Emily Woodbind, a student from a West Los Angeles high school and publicist for the band says that the band formed as a project for a course called Multimedia studies. Teacher Gunther Parigaliy started off the year for the class by introducing the following quote: “In September 2013, four young musicians began a journey—traveling through a portal where space, time, and music intersect.”
From there, the goal of the class was to apply the quote to their individual interests. In guitarist Riley Ripintyme’s mind, he knew that he must start a band to truly grasp the idea. This would become the official start of Rip N’ Time. Not only did this apply to Ripintyme and his own project, but eventually turned into a class effort to promote the band. My utmost respect goes out to any band willing to send a CD through the mail just to hear what some guy in Cincinnati’s (that’s me) opinion of it is.
Titled Playing Her Guitar Suite, the three song EP contains a plethora of good vibes and outstanding guitar riffs. More than just a few songs, this album is a melodic journey with sounds reminiscent to early 70’s psychedelic rock.
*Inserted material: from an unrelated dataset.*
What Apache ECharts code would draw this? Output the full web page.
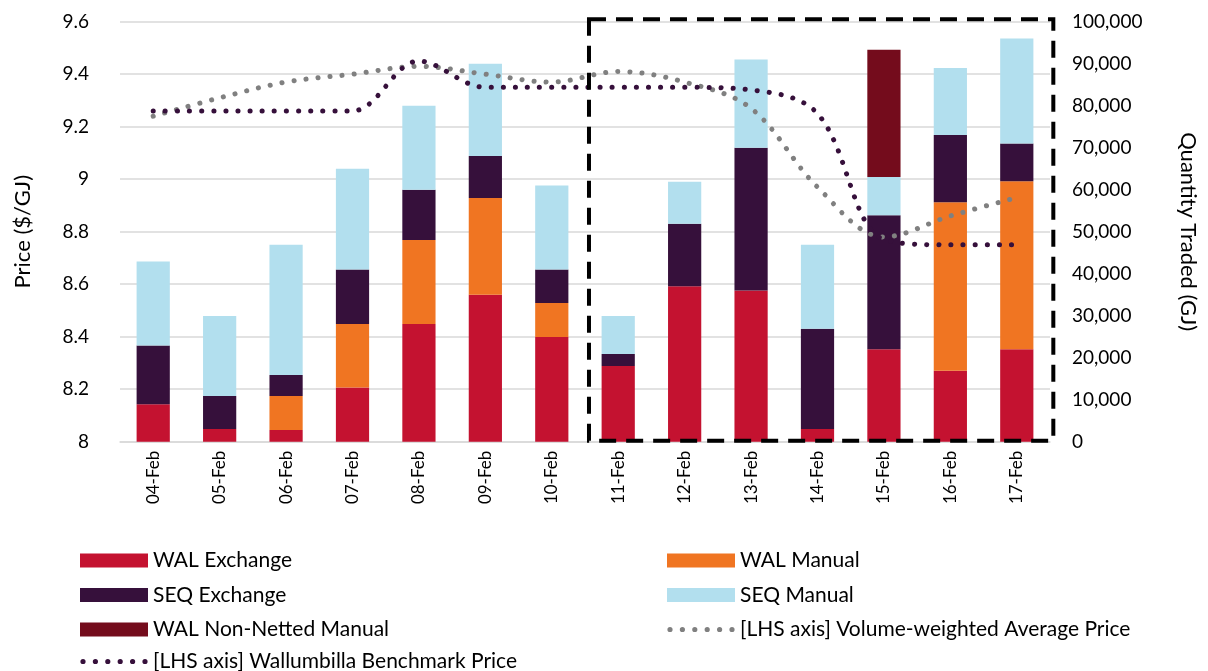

Jangly guitars with grooving bass riffs will set your mind free as you wonder how in the world this album is the work of mere high school students.
Today’s typical high school band includes four members: two guitarists (one of them the vocalist as well), a bassist, and a drummer. Rip N’ Time is no exception to this traditional set up: Riley Ripintyme on lead guitar, Langston Labelle on vocals and rhythm guitar, Akemi Lee on bass, and Vincent Tarrega on drums. Their sound however, differs greatly from the loud, angry stereotypical teen band.
Most people would expect a band of four teens to be writing songs about overbearing parents and figuring out what to do after high school. Rip N’ Time takes a totally different route. In fact, only one song on the EP contains actual lyrics, the rest of the EP is around 13 minutes of pure instrumentals, ranging from 50’s metal sounding “Twisting Road” to a guitar symphony of sorts in “Suite Dream”.
If any theme can be taken from the album, it’s that music is simply made to be enjoyed; I know I did just that when giving it a listen. Although it’s probably not an EP to get you pumped up while driving, Playing Her Guitar Suite is a blissful journey that’s perfect to listen to when in dire need to relieve stress.